Birth of an Army


By Sam Garfield

April 7, 1958

(Augusta, Georgia)—Golf has a new champion, and the staid old game may never be the same.

Amid the Monet-like landscape of Augusta National, a brazen, brawny lad from the hill country of western Pennsylvania painted his own colorful impression of the future of professional golf this past weekend. Displaying the grit of a heavyweight boxer, Arnold Palmer, with boyish good looks, wavy, Brylcreem hair, and forearms of a blacksmith, won his first Masters title. Palmer’s body blows to the pristine golf course –with its lush, hilly fairways, slippery, canted greens and thousands and thousands of red and white and pink azaleas– created the new art of golf. Picture this:

Brazen: Sunday afternoon, Palmer arrives at the Augusta’s 12th hole, a treacherous par-three, its narrow green protected by Rae’s creek. He leads the field by one stroke. Because of prevailing swirling winds, “Golden Bell” is the toughest par-three in tournament golf, say the pros. Palmer’s tee shot sails the green and the ball plugs in the soggy turf between the putting surface and the rear bunker. He calls for a rules official and says he intends to take relief without a penalty. (The Masters is being played under wet-weather rules…meaning a plugged ball could be lifted, cleaned and dropped without penalty.) No chance, the official tells him: “You don’t do that at Augusta.” Palmer doesn’t back down; he’s going to play two balls and appeal his fate to the tournament committee. “No sir,” the official says. Palmer then hits the embedded ball with a wedge, moving it only a few inches. He chips onto the green and two putts for a double-bogey five, temporarily losing his lead. But he’s not finished. He asks his caddy for a new ball…drops it where his original ball had plugged, and makes par. Like a fighter answering the bell, he confidently walks to the 13th tee. Shocked  fans, including his playing competitor, Ken Venturi, who had trailed Palmer by a stroke, believe Palmer’s boldness has just cost himself the championship.
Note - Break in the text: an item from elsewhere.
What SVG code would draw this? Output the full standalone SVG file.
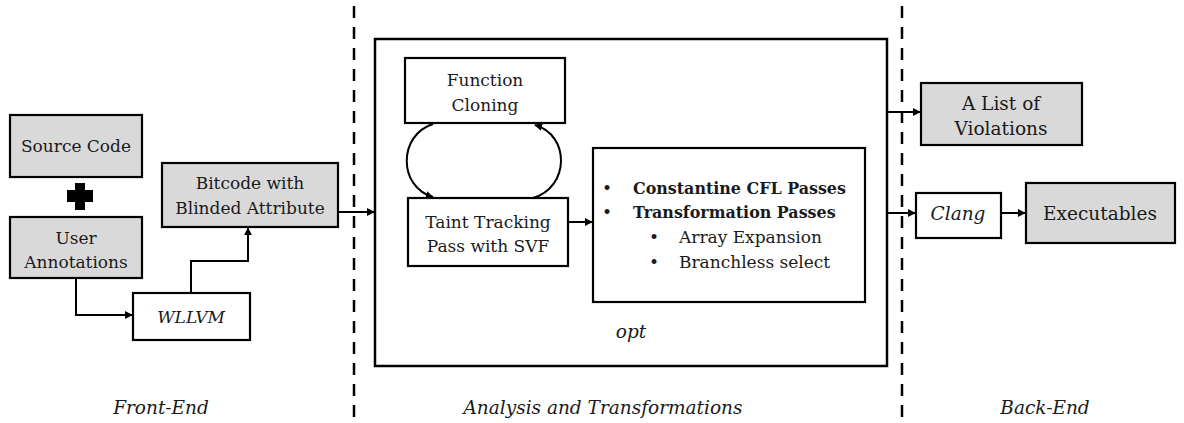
<svg xmlns="http://www.w3.org/2000/svg" width="1184" height="423" viewBox="0 0 1184 423">
<defs>
<marker id="arr" viewBox="0 0 10 10" refX="9" refY="5" markerWidth="8" markerHeight="8" markerUnits="userSpaceOnUse" orient="auto">
<path d="M0,0 L10,5 L0,10 z" fill="#000"/>
</marker>
<style>
text{font-family:'DejaVu Serif','Noto Serif',serif;}
.box{stroke:#000;stroke-width:2.2;}
.g{fill:#d9d9d9;}
.w{fill:#fff;}
.t{font-size:17px;fill:#1a1a1a;text-anchor:middle;}
.tl{font-size:18.5px;}
.i{font-style:italic;}
.b{font-weight:bold;text-anchor:start;font-size:15.9px;}
.s{text-anchor:start;}
.c{fill:none;stroke:#000;stroke-width:2;}
.dash{stroke:#000;stroke-width:2.5;stroke-dasharray:12 9;fill:none;}
</style>
</defs>
<rect width="1184" height="423" fill="#fff"/>

<g id="dividers">
<line class="dash" x1="354" y1="6" x2="354" y2="423"/>
<line class="dash" x1="902" y1="6" x2="902" y2="423"/>
</g>

<g id="opt">
<rect x="375" y="39" width="512" height="327" fill="none" stroke="#000" stroke-width="2.5"/>
<text class="t i tl" x="631" y="338">opt</text>
</g>

<g id="source-code">
<rect class="box g" x="10" y="115" width="132" height="62"/>
<text class="t" x="76" y="152">Source Code</text>
</g>

<g id="plus">
<path d="M75,183 H85 V190 H93 V202 H85 V210 H75 V202 H67 V190 H75 Z" fill="#000"/>
</g>

<g id="user-annotations">
<rect class="box g" x="10" y="217" width="132" height="61"/>
<text class="t" x="76" y="244">User</text>
<text class="t" x="76" y="268">Annotations</text>
</g>

<g id="bitcode">
<rect class="box g" x="162" y="163" width="176" height="64"/>
<text class="t" x="250" y="189">Bitcode with</text>
<text class="t" x="250" y="214">Blinded Attribute</text>
</g>

<g id="wllvm">
<rect class="box w" x="133" y="293" width="117" height="47"/>
<text class="t i" x="191" y="323">WLLVM</text>
</g>

<g id="function-cloning">
<rect class="box w" x="405" y="58" width="160" height="65"/>
<text class="t" x="485" y="86">Function</text>
<text class="t" x="485" y="111">Cloning</text>
</g>

<g id="taint-tracking">
<rect class="box w" x="408" y="198" width="160" height="68"/>
<text class="t" x="488" y="228">Taint Tracking</text>
<text class="t" x="488" y="252">Pass with SVF</text>
</g>

<g id="passes">
<rect class="box w" x="593" y="148" width="272" height="154"/>
<text class="t s" x="602" y="194">•</text>
<text class="t b" x="633" y="194">Constantine CFL Passes</text>
<text class="t s" x="602" y="218">•</text>
<text class="t b" x="633" y="218">Transformation Passes</text>
<text class="t s" x="649" y="243">•</text>
<text class="t s" x="679" y="243">Array Expansion</text>
<text class="t s" x="649" y="268">•</text>
<text class="t s" x="679" y="268">Branchless select</text>
</g>

<g id="violations">
<rect class="box g" x="921" y="83" width="161" height="62"/>
<text class="t tl" x="1001" y="110">A List of</text>
<text class="t tl" x="1001" y="135">Violations</text>
</g>

<g id="clang">
<rect class="box w" x="916" y="193" width="85" height="45"/>
<text class="t i tl" x="958" y="220">Clang</text>
</g>

<g id="executables">
<rect class="box g" x="1026" y="183" width="149" height="60"/>
<text class="t tl" x="1100" y="220">Executables</text>
</g>

<g id="connectors">
<polyline class="c" points="76,278 76,315 132,315" marker-end="url(#arr)"/>
<polyline class="c" points="191,293 191,261 248,261 248,228" marker-end="url(#arr)"/>
<line class="c" x1="338" y1="212" x2="374" y2="212" marker-end="url(#arr)"/>
<line class="c" x1="568" y1="222" x2="592" y2="222" marker-end="url(#arr)"/>
<path class="c" d="M433,124 C398,135 398,187 433,197" marker-end="url(#arr)"/>
<path class="c" d="M533,198 C570,187 570,135 535,125" marker-end="url(#arr)"/>
<line class="c" x1="888" y1="112" x2="920" y2="112" marker-end="url(#arr)"/>
<line class="c" x1="888" y1="213" x2="915" y2="213" marker-end="url(#arr)"/>
<line class="c" x1="1001" y1="213" x2="1025" y2="213" marker-end="url(#arr)"/>
</g>

<g id="labels">
<text class="t i tl" x="161" y="414">Front-End</text>
<text class="t i tl" x="603" y="414">Analysis and Transformations</text>
<text class="t i tl" x="1045" y="414">Back-End</text>
</g>
</svg>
Brawny: Augusta’s 13th, a par-five called “Azalea.” Palmer and Venturi barely look at each other on the tee; each man knows one of them has a one-stroke lead…but which one? Palmer surveys the dogleg-left hole. He takes a final puff on a cigarette, hitches his trousers, and slams a long drive down the middle of the fairway, far ahead of Venturi’s ball. As he approaches his tee shot he notices Bobby Jones –Augusta’s co-founder and the Masters’ patron saint– nearby in his green golf cart. It’s now or never, time to go-for-broke. Another drag on his cigarette, hitch of his pants. Palmer drills a three-wood to the rear of the green and drops an eighteen-foot putt for an eagle. On the 15th fairway, Palmer and Venturi see Jones approach in his cart. The committee has ruled in your favor, Jones tells Palmer; Venturi bogeys 15 and 16.

The ruling could become the most famous in professional golf. And it may be the catalyst for a new master of the game. The days of the stoic precision of Ben Hogan seem numbered. There’s a new kid on the block, a kid who drives the ball far, like a rising thunderbolt. And he’s got style—a more dramatic, powerful, go-for-broke style –the swashbuckling Palmer style. Like Joe DiMaggio, the stately Yankee Clipper, who gave way to the muscles, speed and youth of Mickey Mantle, Hogan must now walk the fairways as a fading figure in Palmer’s shadow.

The ruling spread quickly through the gallery –25,000 fans. A raucous roar shook the azaleas when the soldiers from nearby Camp Gordon who manned the huge Masters scoreboards changed Palmer’s 12th hole number from “5” to “3”. Fans cheered –“Arnie, Arnie”– as the soldiers posted the new score for Palmer, a U.S. Coast Guard veteran. It was all too much for Venturi, who bogeyed 14, 15 and 16. The lush acres of Augusta National, with its pines, dogwoods, magnolias and azaleas, were transformed on this spring afternoon into the new home of Arnie’s Army.

Palmer, who shot a 73 for a 284 total, was the leader in the clubhouse. But there were a few golfers still on the course who had a chance. He watched the last few pairings finish their final three holes on TV. A broad smile crossed his face when the final two golfers failed to birdie 18, giving Palmer a one-stroke Masters victory.

It seems fitting, the new champion learning his fate on TV. Arnold Palmer and television, the two seem like a perfect combination. His go-for-broke drama is where golf may be headed. And that makes for a perfect threesome: Arnie’s Army, television, and a new art form for golf.